一、再上奏议

一、再上奏议

对于围剿白莲教军之役,尤其是大规模的屠戮和杀降,王杰一直有着不同的看法。禅让期间上皇急欲获胜,和珅掌控军机处,不是提建议的时候,他只能隐忍不说。颙琰亲政之初,命大臣将有关建议密封进呈,王杰即行上了一道奏折,已详本章第一节。

在军机处十余年的经历,使王杰对军中实情较为了解,海兰察、福康安等领军大将先后病逝,尤其是苗疆一役,军中精英折损过重,既缺少统军的元戎,又缺少冲锋陷阵的悍将,更缺少决死之精神。就在前折之后不久,王杰再上奏本,指出和珅已除,依附者失去内援,必然恐慌,急欲建功,而军事体制上所存在的问题,便成为严重障碍——

教匪之蔓延三载,以致正帑虚縻,其弊有二:

一由统领之有名无实也。夫勒保虽为统领,而统兵大员分位相埒,人人得以专折奏事,于是贼至则畏避不前,贼去则捏称得胜。即如前岁贼匪蹂躏陕省兴安一带,领兵大员有“匪已渡江五日,地方官并不禀报”之奏,此其畏避之情显而易见。又如陕省去岁三四月间贼匪扰至西安城南,离城不过数十里及百余里,杀伤数万人,剿贼官兵既不近贼,陕省抚臣一无设施,探知贼去已远,然后虚张声势,名为追贼实未见贼。近闻张汉潮蔓延商南、雒南等县,高均德屯据洋县,往来冲突,如入无人之境,不能堵御。秦省如此,川楚可知,实由统领不专、赏罚不行之所致也。

一由领兵大员专恃乡勇也。夫贼势固属猖獗,然领兵大员不即据实陈奏添兵,而惟恃乡勇,揆其用意,乡勇阵亡无需报部,乡勇人数可以虚捏。借乡勇以为前阵,既可免官兵之伤亡,又可为异日之开销,此所以耗费国帑而无可稽核也。

臣以为军务之紧要,莫急于去乡勇之名而为召募之实,盖就近召募有五利焉:

一者,被贼焚掠之民穷无无依,多半从贼,苟延性命,募而为兵即有口粮,则多一为兵之人,即少一从贼之人;

一者,隔省征调,则旷日持久,就近召募,则旬日可得;

一者,征调之兵远来,则筋力已疲,召募之人不须跋涉;

一者,隔省之兵水土不习,路径不谙,就近之人安其水土,悉其路径;

一者,乡勇势不能敌,则各自逃散,无从惩治,召募之兵退避,则有军法。

具此五利,何不令其增添数万召募之兵,一鼓而歼灭之!若谓兵多则费多,独不思一万兵食十月之粮,何如十万兵食一月之粮,其费相等,而功可早奏也。〔23〕

王杰曾任兵部尚书,时间虽不长,也下过功夫研读兵书。有此一番论议分析,谁敢说王杰不知兵?

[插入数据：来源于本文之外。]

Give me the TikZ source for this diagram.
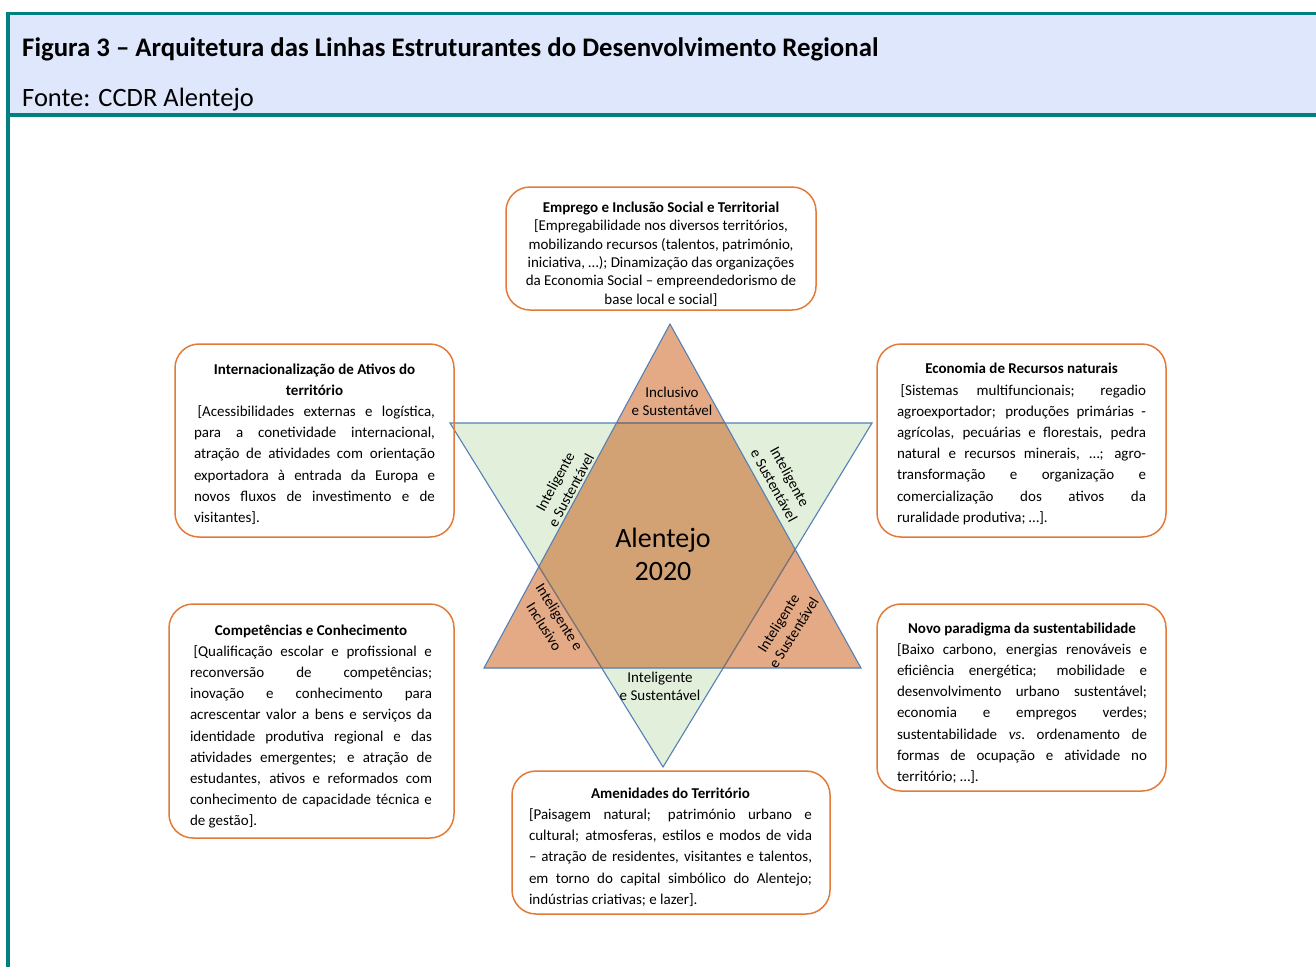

清朝中叶军事体制的大弊之一,在于远程征调,不管是新疆、西藏、云南有事,都要从内地和东北调兵,千里万里之遥,往往错失军机,救援不及。这次白莲教起事,朝廷前后派遣宫中侍卫章京,征调京营与黑吉马队,仍是老套路。这些军队远远赶赴前线,路上费时很长,费用高昂,到后疲惫不堪,又不熟悉地形,没见过教军漫山遍野杀来的阵势,往往吃败仗。实际上,各地为阻击教军,多自发组织了一些乡勇,起到了不小的作用,而难以掌控的弊端也很明显。王杰提出的就地招募新兵,化勇为兵,加强管理和训练,具有很多利便。后来曾国藩组织乡勇抗击太平天国,在此基础上发展为湘军,走的就是这个路数。

此折被《清史稿·王杰传》引录,置于嘉庆二年之前,显然是错误的,根据文中所记内容,应是在四年春夏间。乃嘉庆帝阅读其《请恩准邪匪投首折》之后,问政于他,遂再次上议。对于这位忠清老臣的两次密奏,嘉庆帝很重视,但在征调与募兵上没做出大的改变。此事涉及国家兵制,更与领军大员的作战思想、管理模式相冲突,极为复杂,也就拖了下来。几十年后鸦片战争爆发,清军仍是远程征调,将陕甘兵、川兵等调往广东,将宁夏兵、黑吉马队调往浙江,结果是劳命伤财,败得个一塌糊涂。